OBJECTIVE: Count how many lines of the data include "code". The answer is that number and nothing else.

INFORMATION SHOWN:
· · ·
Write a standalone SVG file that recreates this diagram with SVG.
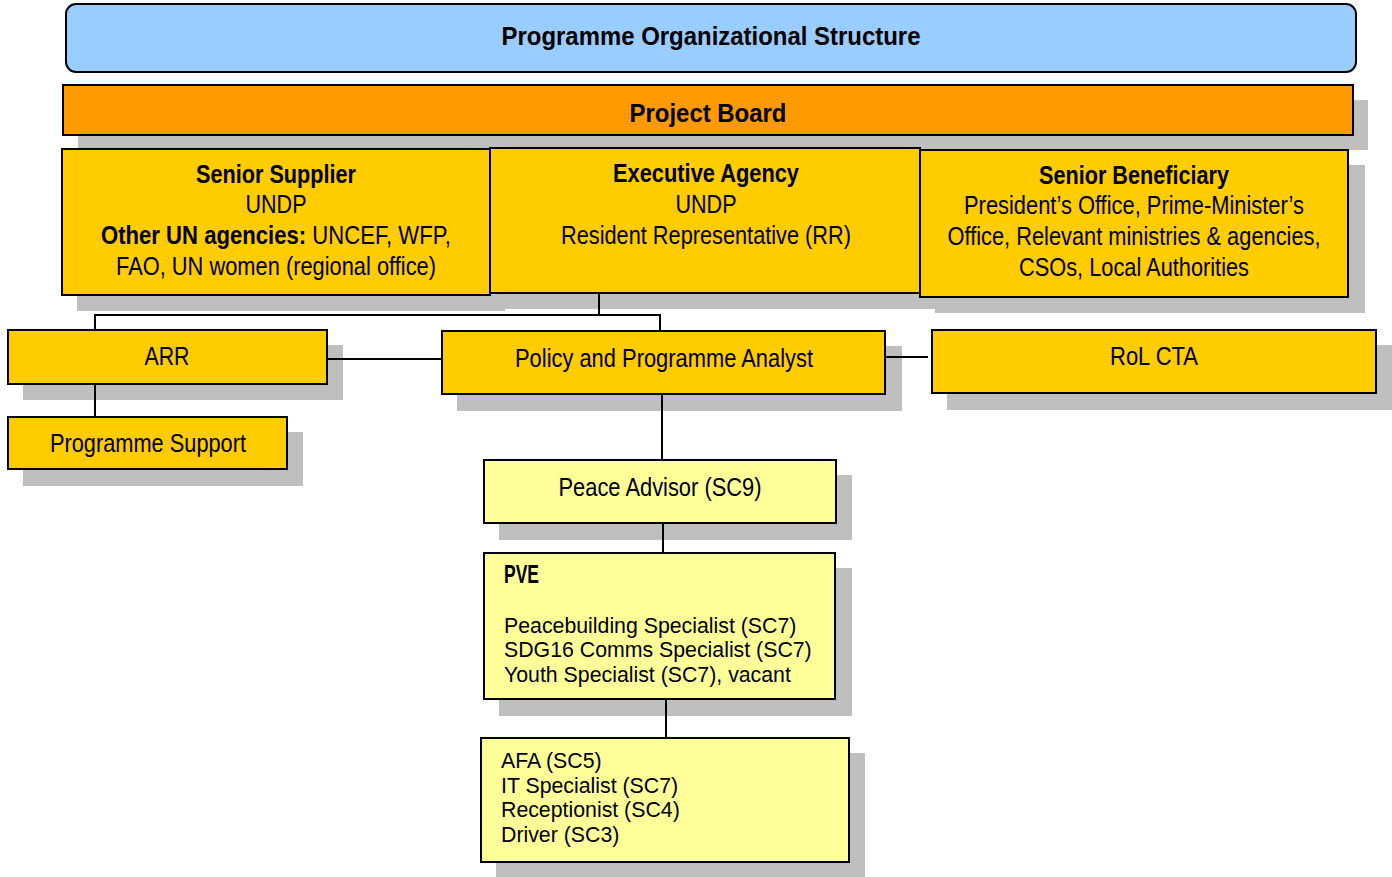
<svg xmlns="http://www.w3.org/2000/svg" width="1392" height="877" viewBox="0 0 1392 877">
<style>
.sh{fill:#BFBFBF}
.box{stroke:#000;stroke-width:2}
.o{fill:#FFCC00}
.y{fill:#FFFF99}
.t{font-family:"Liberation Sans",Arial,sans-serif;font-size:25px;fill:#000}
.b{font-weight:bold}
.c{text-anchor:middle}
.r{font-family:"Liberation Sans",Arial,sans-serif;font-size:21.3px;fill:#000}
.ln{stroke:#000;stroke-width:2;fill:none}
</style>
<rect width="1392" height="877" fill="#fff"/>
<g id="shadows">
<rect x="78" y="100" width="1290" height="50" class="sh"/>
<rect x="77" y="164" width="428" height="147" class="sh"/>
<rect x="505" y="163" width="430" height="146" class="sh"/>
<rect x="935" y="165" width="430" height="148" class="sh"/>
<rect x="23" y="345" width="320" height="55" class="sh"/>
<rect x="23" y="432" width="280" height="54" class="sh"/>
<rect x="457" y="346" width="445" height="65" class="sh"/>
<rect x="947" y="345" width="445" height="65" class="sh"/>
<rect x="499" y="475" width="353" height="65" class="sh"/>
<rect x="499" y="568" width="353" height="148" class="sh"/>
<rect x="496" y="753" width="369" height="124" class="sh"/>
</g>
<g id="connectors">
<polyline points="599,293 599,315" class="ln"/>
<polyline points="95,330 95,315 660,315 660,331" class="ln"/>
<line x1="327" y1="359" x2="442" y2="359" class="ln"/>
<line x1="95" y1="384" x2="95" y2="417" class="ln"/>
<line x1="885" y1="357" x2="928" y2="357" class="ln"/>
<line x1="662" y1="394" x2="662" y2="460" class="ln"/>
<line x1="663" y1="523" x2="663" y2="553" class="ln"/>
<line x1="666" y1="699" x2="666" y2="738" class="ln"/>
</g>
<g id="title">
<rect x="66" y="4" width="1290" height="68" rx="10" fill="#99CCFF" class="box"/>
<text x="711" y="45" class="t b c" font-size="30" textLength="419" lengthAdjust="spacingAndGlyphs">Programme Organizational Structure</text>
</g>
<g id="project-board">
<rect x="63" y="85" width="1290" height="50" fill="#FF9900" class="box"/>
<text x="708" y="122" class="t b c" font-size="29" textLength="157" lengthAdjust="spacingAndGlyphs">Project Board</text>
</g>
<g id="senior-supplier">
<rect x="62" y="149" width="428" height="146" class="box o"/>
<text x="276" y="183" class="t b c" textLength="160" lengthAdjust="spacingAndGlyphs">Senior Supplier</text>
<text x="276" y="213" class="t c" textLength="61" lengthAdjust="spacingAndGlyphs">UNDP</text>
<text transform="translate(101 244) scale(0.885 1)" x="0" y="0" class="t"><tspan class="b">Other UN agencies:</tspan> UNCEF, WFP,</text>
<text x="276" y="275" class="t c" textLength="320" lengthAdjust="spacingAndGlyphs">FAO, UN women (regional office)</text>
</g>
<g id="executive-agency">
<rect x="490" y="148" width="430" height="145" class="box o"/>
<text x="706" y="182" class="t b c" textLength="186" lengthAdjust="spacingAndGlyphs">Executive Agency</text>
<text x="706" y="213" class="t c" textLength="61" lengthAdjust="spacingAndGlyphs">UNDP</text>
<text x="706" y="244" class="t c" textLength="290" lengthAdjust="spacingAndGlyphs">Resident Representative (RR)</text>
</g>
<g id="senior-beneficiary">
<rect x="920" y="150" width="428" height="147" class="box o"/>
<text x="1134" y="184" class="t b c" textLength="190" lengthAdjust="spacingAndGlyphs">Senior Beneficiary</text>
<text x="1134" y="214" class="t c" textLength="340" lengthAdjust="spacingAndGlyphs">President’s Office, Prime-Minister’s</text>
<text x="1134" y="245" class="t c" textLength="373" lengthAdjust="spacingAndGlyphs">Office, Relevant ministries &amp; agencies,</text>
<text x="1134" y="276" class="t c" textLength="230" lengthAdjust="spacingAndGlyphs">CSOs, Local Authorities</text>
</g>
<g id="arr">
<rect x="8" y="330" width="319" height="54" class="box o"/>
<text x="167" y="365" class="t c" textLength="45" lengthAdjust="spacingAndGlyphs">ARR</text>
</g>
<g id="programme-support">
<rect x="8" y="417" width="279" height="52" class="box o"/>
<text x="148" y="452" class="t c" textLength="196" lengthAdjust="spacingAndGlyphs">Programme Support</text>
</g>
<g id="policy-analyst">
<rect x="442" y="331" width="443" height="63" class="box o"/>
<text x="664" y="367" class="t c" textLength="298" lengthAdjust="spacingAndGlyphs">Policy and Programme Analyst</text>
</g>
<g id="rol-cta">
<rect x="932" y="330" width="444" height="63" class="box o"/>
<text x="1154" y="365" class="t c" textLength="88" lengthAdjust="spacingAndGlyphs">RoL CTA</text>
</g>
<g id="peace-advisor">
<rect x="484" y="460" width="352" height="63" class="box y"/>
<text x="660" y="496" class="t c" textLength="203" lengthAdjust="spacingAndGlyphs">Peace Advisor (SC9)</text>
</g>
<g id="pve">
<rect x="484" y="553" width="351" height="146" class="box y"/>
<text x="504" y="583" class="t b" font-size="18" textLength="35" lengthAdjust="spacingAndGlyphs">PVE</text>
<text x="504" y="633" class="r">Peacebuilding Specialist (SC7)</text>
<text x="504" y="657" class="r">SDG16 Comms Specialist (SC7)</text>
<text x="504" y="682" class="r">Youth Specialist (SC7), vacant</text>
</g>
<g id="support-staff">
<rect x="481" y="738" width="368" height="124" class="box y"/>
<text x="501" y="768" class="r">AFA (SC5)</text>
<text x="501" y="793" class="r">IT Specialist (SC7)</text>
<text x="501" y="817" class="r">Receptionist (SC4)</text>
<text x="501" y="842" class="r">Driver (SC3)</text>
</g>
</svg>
· · ·
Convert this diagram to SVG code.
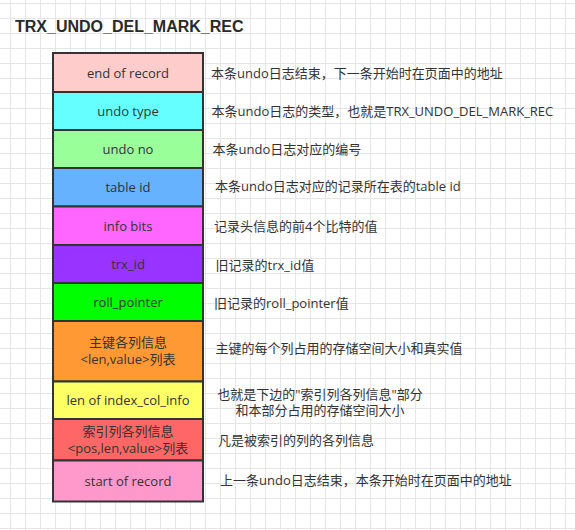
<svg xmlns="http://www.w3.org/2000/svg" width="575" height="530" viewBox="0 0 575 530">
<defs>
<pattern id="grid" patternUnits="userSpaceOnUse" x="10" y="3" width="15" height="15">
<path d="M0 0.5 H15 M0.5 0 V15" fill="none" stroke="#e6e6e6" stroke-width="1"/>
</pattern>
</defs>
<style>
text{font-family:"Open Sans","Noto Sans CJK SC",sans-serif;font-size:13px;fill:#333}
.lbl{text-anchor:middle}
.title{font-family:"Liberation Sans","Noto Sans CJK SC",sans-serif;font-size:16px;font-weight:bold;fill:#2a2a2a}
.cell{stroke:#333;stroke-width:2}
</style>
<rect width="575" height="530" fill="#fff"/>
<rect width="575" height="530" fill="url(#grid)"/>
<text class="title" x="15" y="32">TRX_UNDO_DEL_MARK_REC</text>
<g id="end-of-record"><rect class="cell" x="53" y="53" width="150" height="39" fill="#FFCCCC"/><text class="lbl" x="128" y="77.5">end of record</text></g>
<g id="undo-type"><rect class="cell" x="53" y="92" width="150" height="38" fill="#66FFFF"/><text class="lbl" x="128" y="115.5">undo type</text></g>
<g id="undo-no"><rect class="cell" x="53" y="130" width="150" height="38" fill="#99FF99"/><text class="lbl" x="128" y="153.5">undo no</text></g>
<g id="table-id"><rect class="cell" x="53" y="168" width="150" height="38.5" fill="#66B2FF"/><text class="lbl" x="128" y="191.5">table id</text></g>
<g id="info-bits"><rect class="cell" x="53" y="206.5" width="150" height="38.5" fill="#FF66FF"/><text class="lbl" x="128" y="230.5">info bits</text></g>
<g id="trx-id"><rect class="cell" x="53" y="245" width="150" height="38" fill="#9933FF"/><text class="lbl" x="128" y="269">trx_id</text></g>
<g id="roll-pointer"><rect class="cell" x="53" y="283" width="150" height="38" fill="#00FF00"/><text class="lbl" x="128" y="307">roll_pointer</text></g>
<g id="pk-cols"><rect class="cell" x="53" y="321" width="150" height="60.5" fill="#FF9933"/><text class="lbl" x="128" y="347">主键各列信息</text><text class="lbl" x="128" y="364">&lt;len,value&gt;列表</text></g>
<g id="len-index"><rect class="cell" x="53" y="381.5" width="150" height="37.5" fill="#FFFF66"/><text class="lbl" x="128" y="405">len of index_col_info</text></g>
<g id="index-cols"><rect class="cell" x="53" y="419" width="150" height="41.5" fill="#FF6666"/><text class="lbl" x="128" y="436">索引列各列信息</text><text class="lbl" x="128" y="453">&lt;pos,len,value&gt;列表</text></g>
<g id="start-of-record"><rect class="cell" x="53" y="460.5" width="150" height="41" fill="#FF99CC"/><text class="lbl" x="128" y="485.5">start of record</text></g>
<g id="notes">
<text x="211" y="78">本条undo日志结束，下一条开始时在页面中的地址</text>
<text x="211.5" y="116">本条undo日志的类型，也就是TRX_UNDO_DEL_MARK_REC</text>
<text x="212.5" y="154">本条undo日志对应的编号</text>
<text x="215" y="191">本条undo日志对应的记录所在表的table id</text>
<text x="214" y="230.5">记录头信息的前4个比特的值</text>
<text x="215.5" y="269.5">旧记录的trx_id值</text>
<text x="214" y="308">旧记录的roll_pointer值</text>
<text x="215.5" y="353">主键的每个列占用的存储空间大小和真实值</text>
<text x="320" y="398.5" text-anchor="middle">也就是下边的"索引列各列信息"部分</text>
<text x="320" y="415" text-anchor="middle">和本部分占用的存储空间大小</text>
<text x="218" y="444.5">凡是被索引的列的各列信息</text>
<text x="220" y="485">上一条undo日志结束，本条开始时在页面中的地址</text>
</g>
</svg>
· · ·
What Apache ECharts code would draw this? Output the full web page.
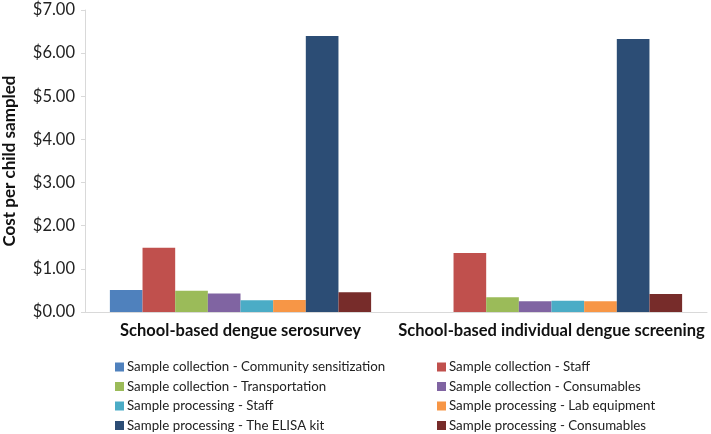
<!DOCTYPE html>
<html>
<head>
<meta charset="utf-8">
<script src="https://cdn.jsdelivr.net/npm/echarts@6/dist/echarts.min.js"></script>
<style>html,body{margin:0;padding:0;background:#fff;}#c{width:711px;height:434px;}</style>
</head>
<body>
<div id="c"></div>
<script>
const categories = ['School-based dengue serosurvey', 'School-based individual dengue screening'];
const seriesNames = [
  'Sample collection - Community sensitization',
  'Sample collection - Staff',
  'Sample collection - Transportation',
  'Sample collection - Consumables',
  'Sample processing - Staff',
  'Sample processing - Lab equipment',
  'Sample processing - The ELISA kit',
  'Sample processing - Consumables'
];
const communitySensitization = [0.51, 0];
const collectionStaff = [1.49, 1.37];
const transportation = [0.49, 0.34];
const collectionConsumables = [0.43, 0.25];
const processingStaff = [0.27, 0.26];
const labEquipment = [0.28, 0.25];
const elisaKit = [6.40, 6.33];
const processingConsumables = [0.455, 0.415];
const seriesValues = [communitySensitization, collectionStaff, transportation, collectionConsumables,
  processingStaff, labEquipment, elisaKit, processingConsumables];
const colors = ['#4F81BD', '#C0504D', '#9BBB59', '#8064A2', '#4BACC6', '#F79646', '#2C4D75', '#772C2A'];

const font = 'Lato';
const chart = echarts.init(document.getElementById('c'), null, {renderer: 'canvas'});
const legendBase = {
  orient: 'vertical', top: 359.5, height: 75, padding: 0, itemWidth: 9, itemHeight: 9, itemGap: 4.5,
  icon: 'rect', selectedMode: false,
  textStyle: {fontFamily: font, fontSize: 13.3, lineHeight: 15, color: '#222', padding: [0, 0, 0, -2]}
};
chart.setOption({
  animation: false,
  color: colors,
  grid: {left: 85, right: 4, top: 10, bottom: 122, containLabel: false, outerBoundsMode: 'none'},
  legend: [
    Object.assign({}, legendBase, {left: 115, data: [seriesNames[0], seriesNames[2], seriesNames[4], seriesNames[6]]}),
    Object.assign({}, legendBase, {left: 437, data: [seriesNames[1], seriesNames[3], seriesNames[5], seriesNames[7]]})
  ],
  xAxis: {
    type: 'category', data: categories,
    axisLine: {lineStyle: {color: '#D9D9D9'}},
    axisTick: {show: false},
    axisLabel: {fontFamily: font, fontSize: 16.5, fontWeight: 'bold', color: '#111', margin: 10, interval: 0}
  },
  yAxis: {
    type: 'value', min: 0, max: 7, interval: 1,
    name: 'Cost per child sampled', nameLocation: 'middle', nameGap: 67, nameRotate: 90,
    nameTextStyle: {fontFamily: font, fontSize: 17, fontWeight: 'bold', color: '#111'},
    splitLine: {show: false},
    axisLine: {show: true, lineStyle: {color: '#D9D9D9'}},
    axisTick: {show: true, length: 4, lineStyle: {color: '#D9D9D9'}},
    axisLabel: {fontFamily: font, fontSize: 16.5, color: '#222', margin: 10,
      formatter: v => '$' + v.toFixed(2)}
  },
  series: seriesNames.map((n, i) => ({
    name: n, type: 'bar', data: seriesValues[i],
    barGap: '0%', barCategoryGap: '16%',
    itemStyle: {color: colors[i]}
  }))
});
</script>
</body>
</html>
· · ·
WRITTEN SOLUTION: 2